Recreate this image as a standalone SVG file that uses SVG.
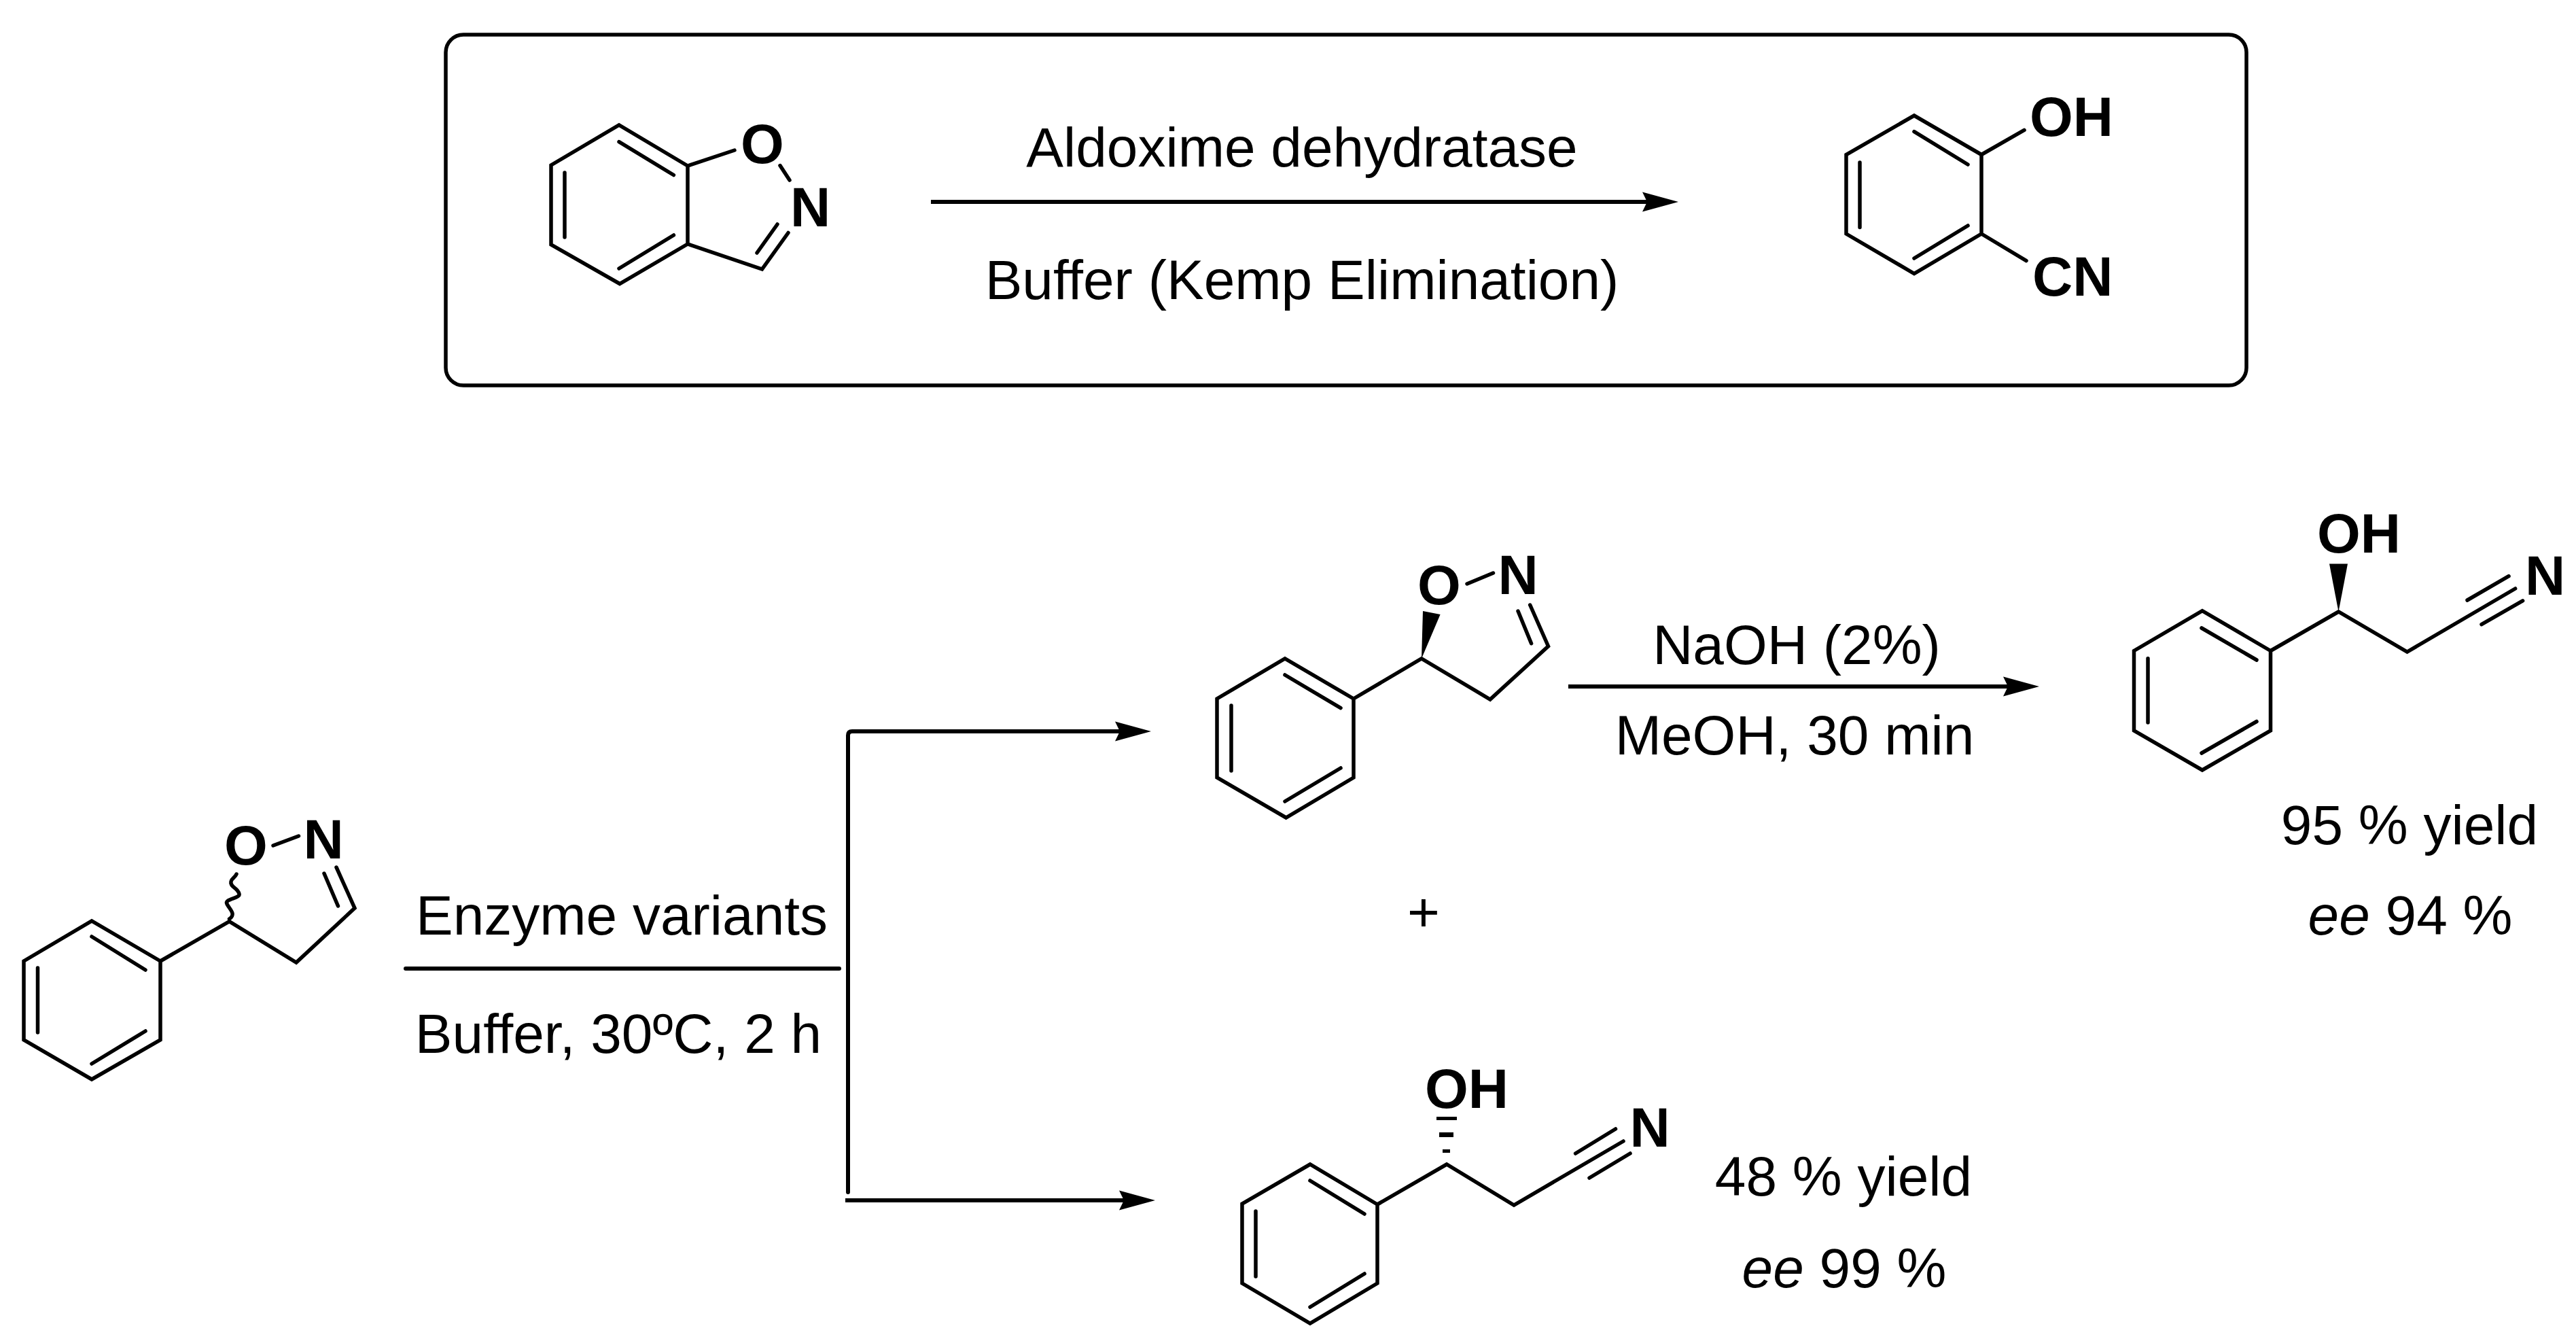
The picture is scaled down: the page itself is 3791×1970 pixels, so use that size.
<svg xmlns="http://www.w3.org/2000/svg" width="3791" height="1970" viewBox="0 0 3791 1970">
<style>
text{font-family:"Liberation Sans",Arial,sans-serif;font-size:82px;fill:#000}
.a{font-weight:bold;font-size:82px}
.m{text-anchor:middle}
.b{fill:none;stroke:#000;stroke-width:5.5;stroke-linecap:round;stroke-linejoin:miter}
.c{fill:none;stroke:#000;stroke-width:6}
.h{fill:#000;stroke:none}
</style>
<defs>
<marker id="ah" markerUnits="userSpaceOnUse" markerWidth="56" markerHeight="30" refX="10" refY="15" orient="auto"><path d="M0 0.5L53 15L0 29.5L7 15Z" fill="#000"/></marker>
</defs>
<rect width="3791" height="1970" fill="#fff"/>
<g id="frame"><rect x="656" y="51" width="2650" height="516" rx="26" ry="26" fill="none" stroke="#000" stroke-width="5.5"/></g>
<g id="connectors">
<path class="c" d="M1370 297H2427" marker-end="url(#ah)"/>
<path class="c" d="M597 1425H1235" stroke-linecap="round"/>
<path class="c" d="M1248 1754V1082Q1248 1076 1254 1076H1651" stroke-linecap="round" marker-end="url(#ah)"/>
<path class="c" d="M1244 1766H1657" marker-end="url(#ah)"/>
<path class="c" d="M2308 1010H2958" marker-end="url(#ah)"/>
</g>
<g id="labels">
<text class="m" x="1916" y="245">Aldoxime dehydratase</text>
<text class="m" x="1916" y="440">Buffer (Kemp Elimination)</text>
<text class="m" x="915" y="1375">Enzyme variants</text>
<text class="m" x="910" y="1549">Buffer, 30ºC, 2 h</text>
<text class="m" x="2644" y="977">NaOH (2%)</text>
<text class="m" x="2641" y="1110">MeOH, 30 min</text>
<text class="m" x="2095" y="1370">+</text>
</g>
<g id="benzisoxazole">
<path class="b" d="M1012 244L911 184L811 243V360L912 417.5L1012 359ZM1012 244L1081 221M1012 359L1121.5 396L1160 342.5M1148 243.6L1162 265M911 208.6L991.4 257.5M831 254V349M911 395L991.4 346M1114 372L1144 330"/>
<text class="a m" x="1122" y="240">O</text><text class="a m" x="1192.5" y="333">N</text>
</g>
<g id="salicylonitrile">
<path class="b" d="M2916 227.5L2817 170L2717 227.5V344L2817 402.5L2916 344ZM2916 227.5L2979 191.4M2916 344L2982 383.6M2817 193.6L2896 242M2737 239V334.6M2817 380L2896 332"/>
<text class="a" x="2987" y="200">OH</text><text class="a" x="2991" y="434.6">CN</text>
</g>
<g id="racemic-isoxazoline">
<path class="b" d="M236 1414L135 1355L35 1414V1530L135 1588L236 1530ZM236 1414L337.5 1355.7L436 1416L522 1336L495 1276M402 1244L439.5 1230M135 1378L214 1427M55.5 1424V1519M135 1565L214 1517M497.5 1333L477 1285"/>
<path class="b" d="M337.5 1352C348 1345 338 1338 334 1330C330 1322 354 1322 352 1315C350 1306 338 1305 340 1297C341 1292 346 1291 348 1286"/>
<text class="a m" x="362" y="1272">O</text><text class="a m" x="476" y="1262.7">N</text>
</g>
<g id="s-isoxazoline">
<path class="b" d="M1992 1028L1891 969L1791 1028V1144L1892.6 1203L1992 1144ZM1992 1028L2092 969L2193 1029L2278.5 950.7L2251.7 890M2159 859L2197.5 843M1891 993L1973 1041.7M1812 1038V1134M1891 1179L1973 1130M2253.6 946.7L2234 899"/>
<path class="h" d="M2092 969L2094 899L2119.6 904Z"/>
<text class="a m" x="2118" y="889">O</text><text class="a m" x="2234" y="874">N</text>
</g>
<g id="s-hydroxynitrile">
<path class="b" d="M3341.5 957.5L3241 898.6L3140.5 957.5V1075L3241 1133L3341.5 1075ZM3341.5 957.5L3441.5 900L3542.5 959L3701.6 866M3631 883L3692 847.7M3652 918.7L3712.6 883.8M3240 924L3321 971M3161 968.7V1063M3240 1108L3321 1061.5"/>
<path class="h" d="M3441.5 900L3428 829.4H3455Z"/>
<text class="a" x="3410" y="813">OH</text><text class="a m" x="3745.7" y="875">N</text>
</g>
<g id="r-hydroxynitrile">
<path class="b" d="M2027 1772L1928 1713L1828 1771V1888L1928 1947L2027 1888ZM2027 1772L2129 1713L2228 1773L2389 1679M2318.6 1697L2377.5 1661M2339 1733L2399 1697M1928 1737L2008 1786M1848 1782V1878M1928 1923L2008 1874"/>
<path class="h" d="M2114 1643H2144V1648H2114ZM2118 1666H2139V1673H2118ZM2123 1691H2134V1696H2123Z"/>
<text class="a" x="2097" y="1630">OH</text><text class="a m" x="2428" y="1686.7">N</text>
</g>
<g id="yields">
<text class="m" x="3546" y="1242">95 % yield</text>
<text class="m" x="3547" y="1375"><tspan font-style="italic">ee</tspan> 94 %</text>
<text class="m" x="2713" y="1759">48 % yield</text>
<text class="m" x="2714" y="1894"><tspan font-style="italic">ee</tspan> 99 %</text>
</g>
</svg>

################

◆ **What you have to do**
Report how many lines above hold the string "that", giving nothing but the number.

◆ **Answer for this exercise**
2